At 60°C DNA polymerase starts to build up new DNA strands by adding nucleotides with the complementary base to the single-strand DNA template.

Question 41

step 4 of DNA sequencing

Answer 41

Each time a terminator base is incorporated instead of a normal nucleotide, the synthesis of DNA is terminated as no more bases can be added.

As the chain-terminating bases are present in lower amounts and are added at random, this results in many DNA fragments of different lengths depending on where the chain terminating bases have been added during the process.

After many cycles, all of the possible DNA chains will be produced with the reaction stopped at every base.

The DNA fragments are separated according to their length by capillary sequencing, which works like gel electrophoresis in minute capillary tubes.

The fluorescent markers on the terminator bases are used to identify the final base on each fragment.

Lasers detect the different colours and thus the order of the sequence.

Question 42

step 5 of DNA sequencing

Answer 42

The order of bases in the capillary tubes shows the sequence of the new, complementary strand of DNA which has been made.

This is used to build up the sequence of the original DNA strand.

The data from the sequencing process is fed into a computer that reassembles the genomes by comparing all the fragments and finding the areas of overlap between them.

Once a genome is assembled, scientists want to identify the genes or parts of the genome that code for specific characteristics.

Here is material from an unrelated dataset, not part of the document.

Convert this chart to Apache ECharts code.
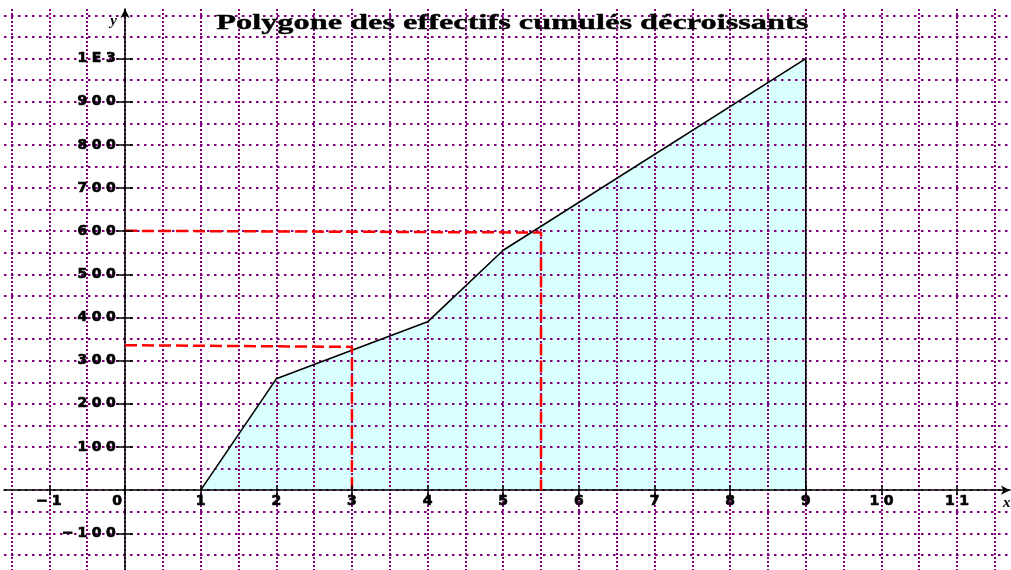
<!DOCTYPE html>
<html>
<head>
<meta charset="utf-8">
<script src="https://cdn.jsdelivr.net/npm/echarts@6/dist/echarts.min.js"></script>
<style>
  html, body { margin: 0; padding: 0; background: #ffffff; }
  #chart { width: 1011px; height: 570px; }
</style>
</head>
<body>
<div id="chart"></div>
<script>
// Cumulative frequency polygon: class boundaries and cumulative counts
const polyX = [1, 2, 4, 5, 9, 9];
const polyY = [0, 258, 390, 556, 1000, 0];

// Dashed reading guides (from the y axis to the curve, then down to the x axis)
const guideLowX = [0, 3, 3];
const guideLowY = [336, 332, 0];
const guideHighX = [0, 5.5, 5.5];
const guideHighY = [601, 597, 0];

// Axis ticks and their labels
const xTicks = [-1, 0, 1, 2, 3, 4, 5, 6, 7, 8, 9, 10, 11];
const xTickLabels = ['−1', '0', '1', '2', '3', '4', '5', '6', '7', '8', '9', '10', '11'];
const yTicks = [-100, 100, 200, 300, 400, 500, 600, 700, 800, 900, 1000];
const yTickLabels = ['−100', '100', '200', '300', '400', '500', '600', '700', '800', '900', '1E3'];

// Dotted grid positions (half steps)
const xGridLines = [-1.5, -1, -0.5, 0, 0.5, 1, 1.5, 2, 2.5, 3, 3.5, 4, 4.5, 5, 5.5, 6, 6.5, 7, 7.5, 8, 8.5, 9, 9.5, 10, 10.5, 11, 11.5];
const yGridLines = [-150, -100, -50, 0, 50, 100, 150, 200, 250, 300, 350, 400, 450, 500, 550, 600, 650, 700, 750, 800, 850, 900, 950, 1000, 1050, 1100];

const TITLE = 'Polygone des effectifs cumulés décroissants';

const X_MIN = -1.6, X_MAX = 11.7;
const Y_MIN = -185, Y_MAX = 1115;

const GRID_COLOR = '#800080';
const LABEL_FONT = 'DejaVu Sans';
const LABEL_SIZE = 14;

function pairs(xs, ys) { return xs.map((x, i) => [x, ys[i]]); }

// Wide, evenly spaced tick lettering: one fixed-width cell per character
function cells(s) {
  return s.split('').map(ch => '{c|' + ch + '}').join('');
}
const cellRich = {
  c: { width: 14.3, align: 'center', fontFamily: LABEL_FONT, fontWeight: 'bold', fontSize: LABEL_SIZE,
       color: '#000', textBorderColor: '#000', textBorderWidth: 0.7 },
  g: { width: 16, fontFamily: LABEL_FONT, fontSize: LABEL_SIZE }
};

function xLabel(v) {
  const i = xTicks.indexOf(Math.round(v * 1000) / 1000);
  if (i < 0) return '';
  const txt = cells(xTickLabels[i]);
  // the origin label sits left of the vertical axis
  return v === 0 ? txt + '{g| }' : txt;
}
function yLabel(v) {
  const i = yTicks.indexOf(Math.round(v));
  return i < 0 ? '' : cells(yTickLabels[i]);
}

// Title: bold serif, stretched horizontally
const TITLE_FONT = 'bold 21px "Liberation Serif"';
const meas = document.createElement('canvas').getContext('2d');
meas.font = TITLE_FONT;
const titleScale = 592 / meas.measureText(TITLE).width;

const AXIS_LINE = { color: '#000', width: 1.5 };
const LABEL_BASE = { fontFamily: LABEL_FONT, fontWeight: 'bold', fontSize: LABEL_SIZE, color: '#000' };

// Axes that only carry tick marks (one outward, one inward, so ticks cross the axis line)
function tickAxis(dim, ticks, inside, len) {
  return {
    type: 'value', min: dim === 'x' ? X_MIN : Y_MIN, max: dim === 'x' ? X_MAX : Y_MAX,
    position: dim === 'x' ? 'bottom' : 'left',
    axisLine: { show: false, onZero: false },
    axisTick: { show: true, inside: inside, length: len, customValues: ticks, lineStyle: AXIS_LINE },
    axisLabel: { show: false },
    splitLine: { show: false },
    z: 6
  };
}

const chart = echarts.init(document.getElementById('chart'), null, { renderer: 'canvas' });
chart.setOption({
  animation: false,
  backgroundColor: '#ffffff',
  grid: { left: 4, right: 1, top: 9, bottom: 0, containLabel: false, outerBoundsMode: 'none' },
  graphic: [{
    type: 'text', left: 216, top: 13, scaleX: titleScale, z: 100,
    style: { text: TITLE, font: TITLE_FONT, fill: '#000', stroke: '#000', lineWidth: 0.4 }
  }],
  xAxis: [
    {
      type: 'value', min: X_MIN, max: X_MAX, position: 'bottom',
      name: 'x', nameLocation: 'end', nameGap: -7,
      nameTextStyle: { fontFamily: 'Liberation Serif', fontStyle: 'italic', fontWeight: 'bold', fontSize: 15,
                       color: '#000', align: 'left', verticalAlign: 'top', padding: [5, 0, 0, 0] },
      axisLine: { show: true, onZero: false, symbol: ['none', 'arrow'], symbolSize: [7, 9], lineStyle: AXIS_LINE },
      axisTick: { show: false, customValues: xGridLines },
      axisLabel: Object.assign({ show: true, customValues: xTicks, margin: 4, formatter: xLabel, rich: cellRich }, LABEL_BASE),
      splitLine: { show: true, lineStyle: { color: GRID_COLOR, width: 2, type: [2, 2] } },
      z: 3
    },
    tickAxis('x', xTicks, false, 5),
    tickAxis('x', xTicks, true, 5)
  ],
  yAxis: [
    {
      type: 'value', min: Y_MIN, max: Y_MAX, position: 'left',
      name: 'y', nameLocation: 'end', nameGap: -20,
      nameTextStyle: { fontFamily: 'Liberation Serif', fontStyle: 'italic', fontWeight: 'bold', fontSize: 15,
                       color: '#000', align: 'right', padding: [0, 8, 0, 0] },
      axisLine: { show: true, onZero: false, symbol: ['none', 'arrow'], symbolSize: [7, 9], lineStyle: AXIS_LINE },
      axisTick: { show: false, customValues: yGridLines },
      axisLabel: Object.assign({ show: true, customValues: yTicks, margin: 7, formatter: yLabel, rich: cellRich }, LABEL_BASE),
      splitLine: { show: true, lineStyle: { color: GRID_COLOR, width: 2, type: [2.5, 4.5] } },
      z: 3
    },
    tickAxis('y', yTicks, false, 8),
    tickAxis('y', yTicks, true, 8)
  ],
  series: [
    {
      name: 'fill', type: 'line', xAxisIndex: 0, yAxisIndex: 0, z: 1, silent: true,
      data: pairs(polyX, polyY), symbol: 'none',
      lineStyle: { width: 0, opacity: 0 },
      areaStyle: { color: '#d9ffff', opacity: 1 }
    },
    {
      name: 'polygone', type: 'line', xAxisIndex: 0, yAxisIndex: 0, z: 4,
      data: pairs(polyX, polyY), symbol: 'none',
      lineStyle: { color: '#000', width: 1.6 }
    },
    {
      name: 'lecture1', type: 'line', xAxisIndex: 0, yAxisIndex: 0, z: 5,
      data: pairs(guideLowX, guideLowY), symbol: 'none',
      lineStyle: { color: '#ff0000', width: 2.5, type: [12, 5] }
    },
    {
      name: 'lecture2', type: 'line', xAxisIndex: 0, yAxisIndex: 0, z: 5,
      data: pairs(guideHighX, guideHighY), symbol: 'none',
      lineStyle: { color: '#ff0000', width: 2.5, type: [12, 5] }
    }
  ]
});

// Move both axes (line, ticks, labels) onto the origin, using the grid's own scales
const leftPx = chart.convertToPixel({ xAxisIndex: 0 }, X_MIN);
const zeroXPx = chart.convertToPixel({ xAxisIndex: 0 }, 0);
const bottomPx = chart.convertToPixel({ yAxisIndex: 0 }, Y_MIN);
const zeroYPx = chart.convertToPixel({ yAxisIndex: 0 }, 0);
const xOff = zeroYPx - bottomPx;
const yOff = leftPx - zeroXPx;
chart.setOption({
  xAxis: [{ offset: xOff }, { offset: xOff }, { offset: xOff }],
  yAxis: [{ offset: yOff }, { offset: yOff }, { offset: yOff }]
});
</script>
</body>
</html>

Medical researchers want to identify regions that are linked with particular diseases.

Many genomes are freely available online - anyone who chooses to can have a look at them

Question 43

Next-generation sequencing:
early DNA Sequencing Challenges:

Answer 43

Early on, working out the base sequence of even short strands of DNA was difficult and time-consuming for scientists using the original Sanger sequencing method.

Question 44

Next-generation sequencing:
Evolution of Sequencing Technologies:

Answer 44

DNA sequencing technologies have become faster and more automated as they have been developed.

Recently, technological developments have led to new, automated, high-throughput sequencing processes.
Instead of using a gel or capillaries, the sequencing reaction takes place on a plastic slide known as a flow cell.

Millions of fragments of DNA are attached to the slide and replicated in situ using PCR to form clusters of identical DNA fragments.

The sequencing process still uses the principle of adding a coloured terminator base to stop the reaction so an image can be taken.

As all of the clusters are being sequenced and imaged at the same time, the technique is known as ‘massively parallel sequencing’ and sometimes referred to as ‘next-generation sequencing

Question 45

Massively Parallel Sequencing and Applications:

Answer 45

The process of massively parallel sequencing is integrated with state-of-the-art computer technology and is constantly being refined and developed.
These high-throughput methods are extremely efficient and very fast - the 3 billion base pairs of the human genome can be sequenced in days and those of a bacterium in less than 24 hours.
High-throughput sequencing also means that the cost has fallen, so more genomes can be sequenced.
These techniques are being used by projects such as the 100,000 Genomes Project.
They open up the range of questions that scientists can ask and enable us to use the information from the genome in many new and different ways (21.3, Using DNA sequencing).